I do have a menopause survey and a menstruation survey that people could fill out for my research - once i figure out how to post it on this blog. You can email me if you are interested in participating.

muchos gracias,

Felice Navidad,

musemother/jenn

Wednesday, December 19, 2007

Poem for Urban Earth Mama and all you moms

The Curse (written for Rhonda)

a baby in blue gingham kicks
her legs, smiles at me with teal-blue
eyes, smells of Baby's Own
spice; zinc ointment & powder
mixed with summer sweat & damp
saliva'd sheets

I see myself in her chubby arms
& thighs, this seal blubber baby.
mother said she liked girls best,
but my neighbour cried
when she knew it was a girl.
six months' pregnant
how not to become her Jewish mother?
her grandmother slapped her face
when she started her period,
slapping the curse out of her.

& me? part joy, part tears
my fears at having a girl
having to do with vaginas.
every time I change her diapers
I see we are the same:
same slit between the legs
same sweet flesh, same fear
that someone will open
this pearly oyster before its time
as they did
as he did.

from Little Mother, Hochelaga Press


I don't mean to freak anyone out with this poem, raising a girl (now 15) has been a beautiful sweet challenge
jb

Monday, December 03, 2007

Prayer to Kali

o goddess of black deeds
I have felt the knife's

fury in my wrists, the urge
to throw my baby

down the stairs, the blood
surge making me crazy

or just a lack of sleep
a fever in the chest

never enough rest
stomp yell slap bang

the knife on the counter
instead of hitting him

yet, next moment
all is calm, I soothe his

head, caress him next to
my heart, tell him I am dead

serious. I will not yell
if you don't. bargain, deal

but not beg, only
request. o ungentle goddess,

this anger
is not for him.

help me give tears to my sadness
voice to my rage

Little Mother, 1997
jennifer boire

Monday, May 28, 2007

Emotions are Gifts

Emotions come to as old friends, bringing us lessons about ourselves.
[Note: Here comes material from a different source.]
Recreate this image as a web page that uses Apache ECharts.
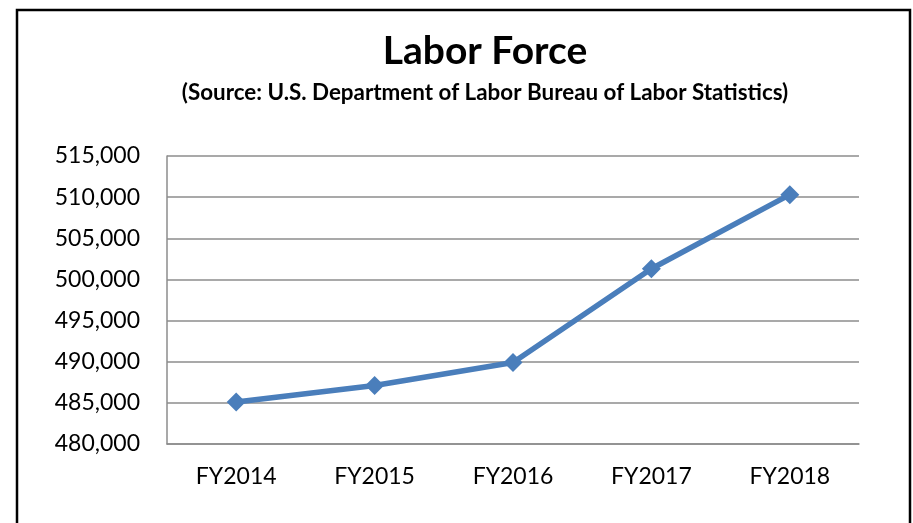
<!DOCTYPE html>
<html>
<head>
  <meta charset="utf-8">
  <title>Labor Force</title>
  <style>
    html, body { margin: 0; padding: 0; background: #fff; }
    #chart { width: 913px; height: 523px; }
  </style>
</head>
<body>
<div id="chart"></div>
<script src="https://cdn.jsdelivr.net/npm/echarts@6/dist/echarts.min.js"></script>
<script>
// data
var years = ['FY2014', 'FY2015', 'FY2016', 'FY2017', 'FY2018'];
var laborForce = [485100, 487100, 489900, 501300, 510300];
var yMin = 480000, yMax = 515000, yStep = 5000;

var myChart = echarts.init(document.getElementById('chart'));

var option = {
  backgroundColor: '#fff',
  animation: false,
  title: [
    {
      text: 'Labor Force',
      left: 480,
      top: 27,
      textAlign: 'center',
      textStyle: { fontFamily: 'Lato', fontWeight: 'bold', fontSize: 39, color: '#000' }
    },
    {
      text: '(Source: U.S. Department of Labor Bureau of Labor Statistics)',
      left: 480,
      top: 77,
      textAlign: 'center',
      textStyle: { fontFamily: 'Lato', fontWeight: 'bold', fontSize: 22.4, color: '#000' }
    }
  ],
  // outer frame
  graphic: [
    {
      type: 'rect',
      shape: { x: 17, y: 10, width: 893, height: 600 },
      style: { fill: 'none', stroke: '#000', lineWidth: 2.5 },
      silent: true
    }
  ],
  grid: { left: 167, right: 54, top: 156, bottom: 79 },
  xAxis: {
    type: 'category',
    data: years,
    boundaryGap: true,
    axisLine: { lineStyle: { color: '#8c8c8c', width: 1.5 } },
    axisTick: { show: false },
    axisLabel: { fontFamily: 'Lato', fontSize: 23, color: '#000', margin: 21 }
  },
  yAxis: {
    type: 'value',
    min: yMin,
    max: yMax,
    interval: yStep,
    axisLine: { show: true, lineStyle: { color: '#8c8c8c', width: 1.5 } },
    axisTick: { show: false },
    splitLine: { lineStyle: { color: '#8c8c8c', width: 1.5 } },
    axisLabel: {
      fontFamily: 'Lato', fontSize: 23, color: '#000', margin: 27,
      formatter: function (v) { return v.toLocaleString('en-US'); }
    }
  },
  series: [
    {
      name: 'Labor Force',
      type: 'line',
      data: laborForce,
      symbol: 'diamond',
      symbolSize: 19,
      lineStyle: { color: '#4a7ebb', width: 5.5 },
      itemStyle: { color: '#4a7ebb' }
    }
  ]
};

myChart.setOption(option);
</script>
</body>
</html>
The lesson may be; you can't change all of the people that make you angry, jealous or sad, but you can change yourself. (paraphrased from The Heart of the Soul, Gary Zukav and Linda Francis)

The Guest House

This being human is a guest house.
Every morning a new arrival.

A joy, a depression, a meanness,
some momentary awareness comes
as an unexpected visitor.

Welcome and entertain them all!
Even if they're a crowd of sorrows,
who violently sweep your house
empty of its furniture,
Still, treat each guest honorably.
He may be clearing you out
for some new delight.

The dark thought, the shame, the malice,
meet them at the door laughing,
and invite them in.

Be grateful for whoever comes,
because each has been sent
as a guide from beyond.

--Rumi,
The Essential Rumi, Coleman Barks, trans.